*JOB*. Check every line below for the word "React" and copy the ones that have it.

*PROVIDED MATERIAL*.

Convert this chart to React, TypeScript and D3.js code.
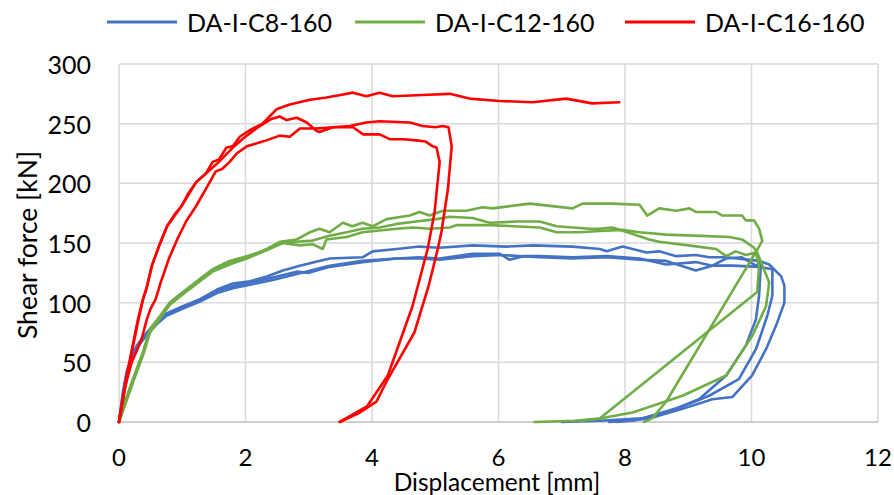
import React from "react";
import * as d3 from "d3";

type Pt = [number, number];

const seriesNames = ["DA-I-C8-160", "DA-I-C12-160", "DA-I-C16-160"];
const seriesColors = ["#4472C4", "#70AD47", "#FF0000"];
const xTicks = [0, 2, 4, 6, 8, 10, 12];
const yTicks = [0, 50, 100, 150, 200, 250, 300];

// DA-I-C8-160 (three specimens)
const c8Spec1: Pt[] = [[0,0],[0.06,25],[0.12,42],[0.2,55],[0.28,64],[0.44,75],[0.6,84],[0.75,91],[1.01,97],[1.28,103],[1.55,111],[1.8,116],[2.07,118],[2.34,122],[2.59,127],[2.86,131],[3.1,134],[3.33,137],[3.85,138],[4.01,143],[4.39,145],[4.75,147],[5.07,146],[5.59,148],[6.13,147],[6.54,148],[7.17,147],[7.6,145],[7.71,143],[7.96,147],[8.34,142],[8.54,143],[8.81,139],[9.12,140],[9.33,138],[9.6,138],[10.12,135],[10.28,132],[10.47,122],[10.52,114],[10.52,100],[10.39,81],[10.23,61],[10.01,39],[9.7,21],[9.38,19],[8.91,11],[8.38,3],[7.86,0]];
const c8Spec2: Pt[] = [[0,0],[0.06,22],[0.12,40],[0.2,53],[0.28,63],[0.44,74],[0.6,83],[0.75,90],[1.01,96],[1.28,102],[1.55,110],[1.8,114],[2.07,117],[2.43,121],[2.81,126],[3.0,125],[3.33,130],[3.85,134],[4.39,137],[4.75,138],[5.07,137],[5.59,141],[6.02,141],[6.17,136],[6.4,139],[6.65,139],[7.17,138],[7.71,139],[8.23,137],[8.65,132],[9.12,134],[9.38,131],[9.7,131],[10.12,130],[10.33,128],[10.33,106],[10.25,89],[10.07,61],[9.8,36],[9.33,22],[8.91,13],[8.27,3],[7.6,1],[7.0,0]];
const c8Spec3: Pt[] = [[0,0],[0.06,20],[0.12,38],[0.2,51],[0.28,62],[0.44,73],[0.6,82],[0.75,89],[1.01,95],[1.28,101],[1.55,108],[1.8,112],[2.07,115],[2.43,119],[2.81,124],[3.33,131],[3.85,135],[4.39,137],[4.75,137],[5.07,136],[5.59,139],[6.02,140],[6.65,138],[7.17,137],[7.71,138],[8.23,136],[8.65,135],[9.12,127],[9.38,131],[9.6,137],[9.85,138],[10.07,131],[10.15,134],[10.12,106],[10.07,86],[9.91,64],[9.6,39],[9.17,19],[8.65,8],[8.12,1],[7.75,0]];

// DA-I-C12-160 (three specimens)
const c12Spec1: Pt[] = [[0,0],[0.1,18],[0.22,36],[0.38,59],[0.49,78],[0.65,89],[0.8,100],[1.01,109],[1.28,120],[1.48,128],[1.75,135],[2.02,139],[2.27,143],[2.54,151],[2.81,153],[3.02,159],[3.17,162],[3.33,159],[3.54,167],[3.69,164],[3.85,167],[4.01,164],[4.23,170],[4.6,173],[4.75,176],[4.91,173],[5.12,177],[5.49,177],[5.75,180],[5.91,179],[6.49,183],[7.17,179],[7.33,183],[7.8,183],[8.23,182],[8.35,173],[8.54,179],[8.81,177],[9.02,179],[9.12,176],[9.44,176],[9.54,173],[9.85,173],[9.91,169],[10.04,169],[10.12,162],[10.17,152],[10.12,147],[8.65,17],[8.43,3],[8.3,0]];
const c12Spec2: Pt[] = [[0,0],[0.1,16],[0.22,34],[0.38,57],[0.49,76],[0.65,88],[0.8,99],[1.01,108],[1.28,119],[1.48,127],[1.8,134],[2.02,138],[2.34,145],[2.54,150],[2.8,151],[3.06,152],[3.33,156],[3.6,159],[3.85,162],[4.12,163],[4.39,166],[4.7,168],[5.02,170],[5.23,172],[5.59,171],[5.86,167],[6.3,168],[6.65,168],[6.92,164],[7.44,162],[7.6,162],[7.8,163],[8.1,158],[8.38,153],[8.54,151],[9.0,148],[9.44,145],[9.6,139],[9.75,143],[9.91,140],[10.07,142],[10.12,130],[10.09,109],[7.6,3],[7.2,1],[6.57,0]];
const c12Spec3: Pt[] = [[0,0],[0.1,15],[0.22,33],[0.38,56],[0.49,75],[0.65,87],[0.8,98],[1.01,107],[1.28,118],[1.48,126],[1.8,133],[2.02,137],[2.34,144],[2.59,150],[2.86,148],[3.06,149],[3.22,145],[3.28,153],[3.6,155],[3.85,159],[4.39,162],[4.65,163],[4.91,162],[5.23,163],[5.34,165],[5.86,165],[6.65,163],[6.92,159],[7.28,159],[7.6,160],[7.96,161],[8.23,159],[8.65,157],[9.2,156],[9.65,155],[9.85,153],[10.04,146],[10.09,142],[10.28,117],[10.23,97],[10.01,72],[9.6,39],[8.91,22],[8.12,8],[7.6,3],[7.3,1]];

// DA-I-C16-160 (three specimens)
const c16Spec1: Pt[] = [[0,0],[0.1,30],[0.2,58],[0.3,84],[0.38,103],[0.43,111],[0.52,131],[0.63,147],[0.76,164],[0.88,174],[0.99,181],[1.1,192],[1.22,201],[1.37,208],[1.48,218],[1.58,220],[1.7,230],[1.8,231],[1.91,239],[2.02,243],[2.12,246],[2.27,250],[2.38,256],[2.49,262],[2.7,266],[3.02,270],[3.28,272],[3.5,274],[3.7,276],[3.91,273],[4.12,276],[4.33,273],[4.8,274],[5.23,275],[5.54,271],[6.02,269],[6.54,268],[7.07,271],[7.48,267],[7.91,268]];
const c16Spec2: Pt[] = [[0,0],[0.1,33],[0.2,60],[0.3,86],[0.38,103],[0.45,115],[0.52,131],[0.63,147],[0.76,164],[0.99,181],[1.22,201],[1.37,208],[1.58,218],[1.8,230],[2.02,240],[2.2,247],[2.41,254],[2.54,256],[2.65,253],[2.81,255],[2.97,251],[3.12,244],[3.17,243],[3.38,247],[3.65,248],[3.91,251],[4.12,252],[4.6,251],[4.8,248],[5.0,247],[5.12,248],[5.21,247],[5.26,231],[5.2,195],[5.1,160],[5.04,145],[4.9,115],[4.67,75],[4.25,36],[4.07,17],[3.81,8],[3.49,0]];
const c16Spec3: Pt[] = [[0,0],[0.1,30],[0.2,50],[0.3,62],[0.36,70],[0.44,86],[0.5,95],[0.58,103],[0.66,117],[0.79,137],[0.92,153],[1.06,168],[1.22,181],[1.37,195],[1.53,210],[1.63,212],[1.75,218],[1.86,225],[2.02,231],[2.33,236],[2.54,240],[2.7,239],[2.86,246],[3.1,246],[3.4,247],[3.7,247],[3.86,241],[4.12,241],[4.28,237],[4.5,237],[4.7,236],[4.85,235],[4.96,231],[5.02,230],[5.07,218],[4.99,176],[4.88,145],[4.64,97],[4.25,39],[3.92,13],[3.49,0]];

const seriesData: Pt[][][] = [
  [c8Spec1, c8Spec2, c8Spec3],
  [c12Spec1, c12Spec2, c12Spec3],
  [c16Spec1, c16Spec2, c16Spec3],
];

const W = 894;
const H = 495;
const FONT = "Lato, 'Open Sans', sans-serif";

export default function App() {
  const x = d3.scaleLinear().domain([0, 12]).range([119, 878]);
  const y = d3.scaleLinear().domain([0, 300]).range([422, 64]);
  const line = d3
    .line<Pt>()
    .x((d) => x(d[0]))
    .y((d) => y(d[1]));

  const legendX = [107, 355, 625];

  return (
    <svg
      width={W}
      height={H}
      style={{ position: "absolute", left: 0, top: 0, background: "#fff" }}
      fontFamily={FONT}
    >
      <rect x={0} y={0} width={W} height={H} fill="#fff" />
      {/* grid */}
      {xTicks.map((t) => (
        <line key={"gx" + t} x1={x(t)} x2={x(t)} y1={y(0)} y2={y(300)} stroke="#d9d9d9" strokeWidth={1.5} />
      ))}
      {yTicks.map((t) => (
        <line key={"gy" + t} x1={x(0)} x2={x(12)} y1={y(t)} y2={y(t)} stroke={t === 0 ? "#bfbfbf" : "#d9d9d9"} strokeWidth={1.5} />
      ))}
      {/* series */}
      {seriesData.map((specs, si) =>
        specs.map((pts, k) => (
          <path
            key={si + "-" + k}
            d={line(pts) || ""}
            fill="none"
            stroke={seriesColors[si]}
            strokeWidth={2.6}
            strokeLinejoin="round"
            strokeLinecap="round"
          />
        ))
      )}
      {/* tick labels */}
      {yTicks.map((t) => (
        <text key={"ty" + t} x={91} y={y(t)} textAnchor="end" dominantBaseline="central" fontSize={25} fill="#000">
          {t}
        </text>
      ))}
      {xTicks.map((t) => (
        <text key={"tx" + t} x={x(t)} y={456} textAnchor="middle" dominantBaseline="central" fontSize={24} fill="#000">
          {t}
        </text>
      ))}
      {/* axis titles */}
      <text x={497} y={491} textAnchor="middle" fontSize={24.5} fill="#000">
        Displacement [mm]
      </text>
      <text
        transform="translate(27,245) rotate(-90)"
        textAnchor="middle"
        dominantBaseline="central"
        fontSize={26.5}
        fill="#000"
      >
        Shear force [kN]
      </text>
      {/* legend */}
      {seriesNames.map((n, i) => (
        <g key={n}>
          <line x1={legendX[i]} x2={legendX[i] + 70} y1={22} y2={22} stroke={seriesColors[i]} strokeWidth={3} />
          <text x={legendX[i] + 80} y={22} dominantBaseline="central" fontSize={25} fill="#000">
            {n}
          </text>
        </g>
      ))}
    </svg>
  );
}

*COMPLETE RESPONSE*.
Convert this chart to React, TypeScript and D3.js code.
import React from "react";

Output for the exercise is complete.